GOAL
Keep only the lines where "this" appears.

ITEMS
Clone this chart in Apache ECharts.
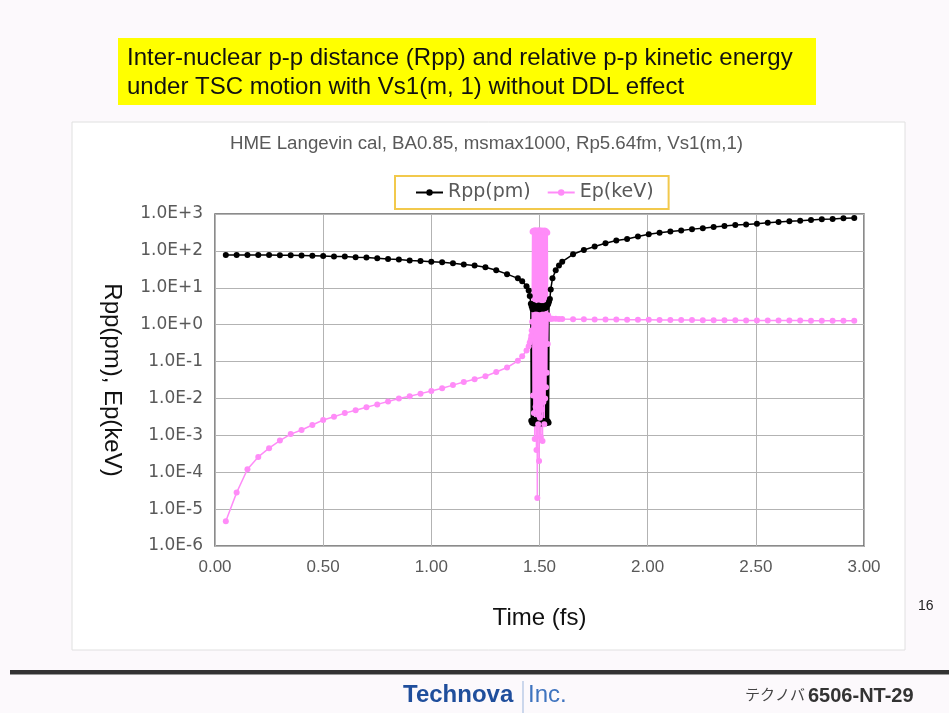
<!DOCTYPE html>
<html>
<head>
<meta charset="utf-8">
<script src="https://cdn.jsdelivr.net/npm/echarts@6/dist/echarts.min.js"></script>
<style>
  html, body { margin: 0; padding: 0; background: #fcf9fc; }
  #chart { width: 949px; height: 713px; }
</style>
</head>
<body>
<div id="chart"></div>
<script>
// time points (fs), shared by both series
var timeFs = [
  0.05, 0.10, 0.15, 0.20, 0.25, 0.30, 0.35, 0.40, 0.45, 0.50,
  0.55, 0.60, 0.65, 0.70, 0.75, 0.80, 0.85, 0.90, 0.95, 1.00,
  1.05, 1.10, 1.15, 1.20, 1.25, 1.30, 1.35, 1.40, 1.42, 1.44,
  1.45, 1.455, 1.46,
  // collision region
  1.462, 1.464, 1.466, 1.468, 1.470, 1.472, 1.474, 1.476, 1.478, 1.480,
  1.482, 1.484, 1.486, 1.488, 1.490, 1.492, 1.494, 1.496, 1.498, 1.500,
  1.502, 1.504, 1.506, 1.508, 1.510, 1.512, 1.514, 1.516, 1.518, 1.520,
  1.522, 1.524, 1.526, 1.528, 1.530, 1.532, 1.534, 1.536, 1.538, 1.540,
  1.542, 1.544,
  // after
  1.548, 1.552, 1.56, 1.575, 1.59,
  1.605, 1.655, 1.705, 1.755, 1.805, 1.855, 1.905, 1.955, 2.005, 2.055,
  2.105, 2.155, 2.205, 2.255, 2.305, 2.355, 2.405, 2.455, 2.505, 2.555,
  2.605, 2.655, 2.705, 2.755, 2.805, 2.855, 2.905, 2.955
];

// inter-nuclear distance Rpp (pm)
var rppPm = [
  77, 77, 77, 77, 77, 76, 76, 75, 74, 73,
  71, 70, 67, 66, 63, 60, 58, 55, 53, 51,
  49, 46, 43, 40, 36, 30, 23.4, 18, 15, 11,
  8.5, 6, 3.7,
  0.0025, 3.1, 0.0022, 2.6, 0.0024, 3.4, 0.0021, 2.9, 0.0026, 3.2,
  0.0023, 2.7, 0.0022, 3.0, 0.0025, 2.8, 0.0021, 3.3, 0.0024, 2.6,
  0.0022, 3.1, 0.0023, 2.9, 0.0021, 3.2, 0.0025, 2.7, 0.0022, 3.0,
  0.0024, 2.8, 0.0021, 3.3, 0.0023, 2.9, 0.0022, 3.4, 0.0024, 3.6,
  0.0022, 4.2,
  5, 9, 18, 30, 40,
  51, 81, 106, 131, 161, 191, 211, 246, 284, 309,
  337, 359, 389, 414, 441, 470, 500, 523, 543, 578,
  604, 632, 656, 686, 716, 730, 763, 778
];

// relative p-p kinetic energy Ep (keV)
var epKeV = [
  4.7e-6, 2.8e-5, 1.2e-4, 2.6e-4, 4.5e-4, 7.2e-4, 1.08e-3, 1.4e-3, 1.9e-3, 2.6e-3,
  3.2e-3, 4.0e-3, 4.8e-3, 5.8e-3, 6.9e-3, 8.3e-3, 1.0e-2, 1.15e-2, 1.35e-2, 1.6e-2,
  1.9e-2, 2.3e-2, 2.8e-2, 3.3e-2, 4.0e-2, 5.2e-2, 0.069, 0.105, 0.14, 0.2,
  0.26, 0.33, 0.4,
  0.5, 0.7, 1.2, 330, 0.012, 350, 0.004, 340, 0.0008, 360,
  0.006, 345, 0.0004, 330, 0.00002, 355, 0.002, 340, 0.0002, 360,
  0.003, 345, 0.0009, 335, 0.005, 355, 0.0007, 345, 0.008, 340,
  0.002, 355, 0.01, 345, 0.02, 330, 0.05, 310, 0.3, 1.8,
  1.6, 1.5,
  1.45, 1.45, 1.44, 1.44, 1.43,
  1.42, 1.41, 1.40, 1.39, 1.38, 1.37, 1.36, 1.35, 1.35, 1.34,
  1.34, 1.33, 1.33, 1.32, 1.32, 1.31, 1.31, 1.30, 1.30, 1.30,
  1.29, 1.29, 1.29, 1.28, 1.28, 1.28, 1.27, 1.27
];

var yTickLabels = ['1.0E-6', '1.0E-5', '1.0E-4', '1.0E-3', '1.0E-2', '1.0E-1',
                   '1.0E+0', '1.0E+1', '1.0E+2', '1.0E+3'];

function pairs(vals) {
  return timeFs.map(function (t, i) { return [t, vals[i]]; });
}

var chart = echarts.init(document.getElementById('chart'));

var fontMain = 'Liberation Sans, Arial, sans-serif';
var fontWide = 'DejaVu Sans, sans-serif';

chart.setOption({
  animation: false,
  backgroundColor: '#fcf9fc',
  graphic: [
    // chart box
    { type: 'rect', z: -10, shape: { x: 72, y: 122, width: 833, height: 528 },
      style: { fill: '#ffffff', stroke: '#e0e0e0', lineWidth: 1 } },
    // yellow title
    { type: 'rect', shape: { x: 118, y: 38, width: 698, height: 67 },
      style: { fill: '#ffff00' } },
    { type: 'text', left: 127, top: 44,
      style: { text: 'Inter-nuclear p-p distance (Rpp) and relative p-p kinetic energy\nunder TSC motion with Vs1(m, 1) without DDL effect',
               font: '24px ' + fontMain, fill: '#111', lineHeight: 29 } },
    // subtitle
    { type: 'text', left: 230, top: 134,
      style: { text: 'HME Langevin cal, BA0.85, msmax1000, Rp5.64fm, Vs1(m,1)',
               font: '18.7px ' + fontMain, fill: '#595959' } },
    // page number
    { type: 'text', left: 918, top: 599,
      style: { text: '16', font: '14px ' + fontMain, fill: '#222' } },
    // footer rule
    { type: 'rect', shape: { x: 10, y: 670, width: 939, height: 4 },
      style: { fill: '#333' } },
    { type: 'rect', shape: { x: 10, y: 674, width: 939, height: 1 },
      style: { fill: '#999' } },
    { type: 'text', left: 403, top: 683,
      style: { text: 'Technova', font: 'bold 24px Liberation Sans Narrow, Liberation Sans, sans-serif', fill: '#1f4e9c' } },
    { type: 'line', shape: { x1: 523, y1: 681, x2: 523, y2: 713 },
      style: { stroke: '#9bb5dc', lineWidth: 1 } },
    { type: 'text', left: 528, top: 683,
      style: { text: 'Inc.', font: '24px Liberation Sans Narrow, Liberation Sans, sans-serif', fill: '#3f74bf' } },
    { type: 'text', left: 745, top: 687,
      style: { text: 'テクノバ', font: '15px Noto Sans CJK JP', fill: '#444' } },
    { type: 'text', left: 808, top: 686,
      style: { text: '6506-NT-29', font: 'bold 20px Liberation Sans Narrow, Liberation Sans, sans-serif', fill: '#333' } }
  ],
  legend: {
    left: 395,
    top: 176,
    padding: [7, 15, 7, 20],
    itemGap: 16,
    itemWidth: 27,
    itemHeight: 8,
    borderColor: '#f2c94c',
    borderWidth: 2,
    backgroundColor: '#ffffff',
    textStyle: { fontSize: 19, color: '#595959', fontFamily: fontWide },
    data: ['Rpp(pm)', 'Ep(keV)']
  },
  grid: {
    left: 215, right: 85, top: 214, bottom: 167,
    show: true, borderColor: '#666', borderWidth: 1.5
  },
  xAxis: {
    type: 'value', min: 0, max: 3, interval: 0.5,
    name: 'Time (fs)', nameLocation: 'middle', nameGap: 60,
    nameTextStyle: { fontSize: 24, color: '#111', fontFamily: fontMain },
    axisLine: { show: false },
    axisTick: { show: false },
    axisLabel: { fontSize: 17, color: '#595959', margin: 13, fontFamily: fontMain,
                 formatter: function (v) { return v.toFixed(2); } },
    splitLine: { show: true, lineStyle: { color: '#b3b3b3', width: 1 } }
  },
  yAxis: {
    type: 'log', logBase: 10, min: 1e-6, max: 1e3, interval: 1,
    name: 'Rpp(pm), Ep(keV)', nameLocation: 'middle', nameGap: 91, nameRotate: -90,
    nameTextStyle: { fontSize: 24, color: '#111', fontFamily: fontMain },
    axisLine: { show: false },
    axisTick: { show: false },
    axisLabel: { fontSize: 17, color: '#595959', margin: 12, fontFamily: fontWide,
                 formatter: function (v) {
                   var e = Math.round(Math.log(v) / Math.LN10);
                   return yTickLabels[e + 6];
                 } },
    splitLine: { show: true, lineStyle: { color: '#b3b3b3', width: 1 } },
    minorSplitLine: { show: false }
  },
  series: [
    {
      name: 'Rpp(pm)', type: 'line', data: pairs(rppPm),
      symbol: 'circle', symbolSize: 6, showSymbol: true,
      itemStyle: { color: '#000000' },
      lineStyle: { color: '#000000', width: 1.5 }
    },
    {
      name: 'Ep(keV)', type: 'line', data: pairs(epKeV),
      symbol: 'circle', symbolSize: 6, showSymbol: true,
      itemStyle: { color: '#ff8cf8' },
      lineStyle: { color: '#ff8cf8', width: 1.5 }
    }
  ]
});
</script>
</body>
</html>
==
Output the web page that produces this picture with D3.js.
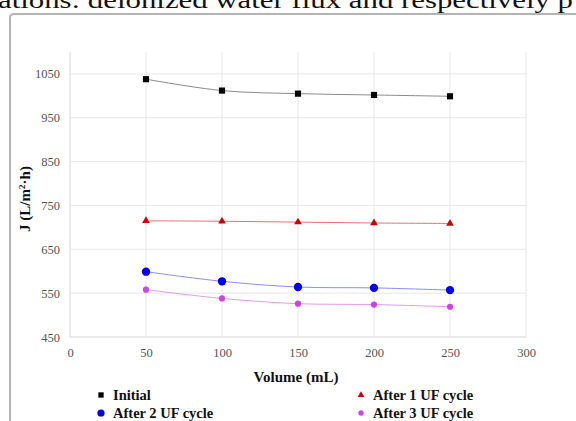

RESULT
Clone this chart in Apache ECharts.
Output the web page that produces this picture with D3.js.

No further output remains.